Execute the following commands to perform the inferencing:

cd <path to object_detection_demo_async executable>
$ ./object_detection_demo_ssd_async -i cam -m <path_to_trained_model>/ frozen_inference_graph.xml

On successful command execution, a camera live feed appears in the terminal. The live feed streams the images to be tested. A rectangular bounding box around produce confirms the detection. Detection accuracy value will be displayed on top of the box.

Fruit Detection Examples

Figure 1: Fruit Detection with Camera

Fruit Detection Examples

Figure 2: Fruit Detection with Camera

In Figures 1 and 2, fruit detection is confirmed with the rectangular box around two output images. The Label number for the pineapple is 24, and the Label Number for the cluster of grapes is 13, which represents pineapple and grape classes respectively.

Why the TensorFlow Framework?

There are many different deep learning frameworks available, such as Caffe*, MXNet*, and Darknet*. The development team chose the TensorFlow framework for development of the POC for these reasons:

  • It has active online community and support.
  • It offers pre-trained models.
  • Intel® Distribution of the OpenVINO™ toolkit contained support for the frameworks TensorFlow, Caffe, and MXNet.

With an object detection API already available, TensorFlow presented the qualities best-suited for developing a robust fruit detection application in a short amount of time.

Why the Faster-RCNN Model?

There are many pre-trained TensorFlow models available for object detection. The Faster-RCNN model, faster_rcnn_inception_v2_coco (below in bold), l was preferred for two primary performance metrics, training speed and training accuracy.

The following table lists available pre-trained object detection models and their corresponding performance metrics.
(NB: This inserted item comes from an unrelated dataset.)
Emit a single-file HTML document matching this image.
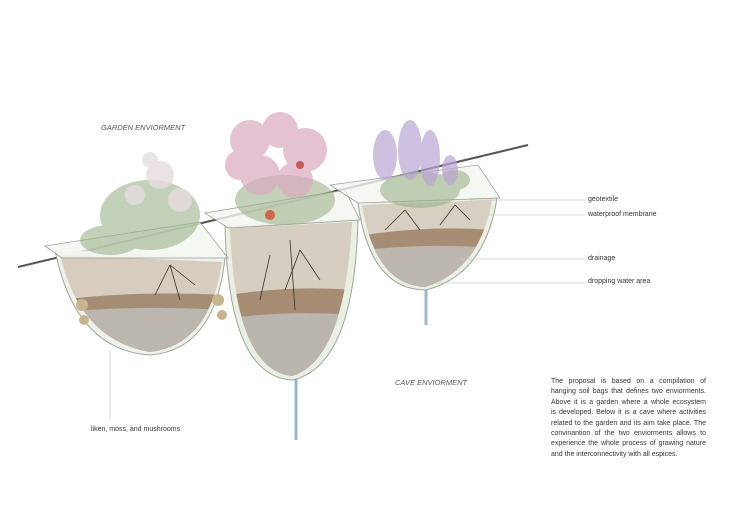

The model used for the POC is shown in red.

MODEL NAME SPEED (ms) Accuracy[^1]
ssd_mobilenet_v1_coco 30 21
ssd_mobilenet_v1_0.75_depth_coco 26 18
ssd_mobilenet_v1_quantized_coco 29 18
ssd_mobilenet_v1_0.75_depth_quantized_coco 29 16
ssd_mobilenet_v1_ppn_coco 26 20
ssd_mobilenet_v1_fpn_coco 56 32
ssd_resnet_50_fpn_coco 76 35
ssd_mobilenet_v2_coco 31 22
ssdlite_mobilenet_v2_coco 27 22
ssd_inception_v2_coco 42 24
faster_rcnn_inception_v2_coco 58 28
faster_rcnn_resnet50_coco 89 30
rfcn_resnet101_coco 92 30
faster_rcnn_resnet101_coco 106 32
mask_rcnn_inception_v2_coco 79 79

Table 3: TensorFlow Pre-trained Model Performance Metrics

If faster inferencing is preferred to accuracy, consider the mobilenet models. If accuracy is more important than speed, consider the inception models.

For object detection, the POC uses the Faster-RCNN model, which performed in the average range in both speed and accuracy. The model ssd_inception_v2_model has metrics close in value to the faster_rcnn_inception_v2_coco model. While ssd_inception_v2 model had a better speed metric, it had lower accuracy, probably due to the faster training time. As mentioned previously, the faster_rcnn_inception_v2_coco model offered easy integration with Intel® Distribution of OpenVINO™ toolkit.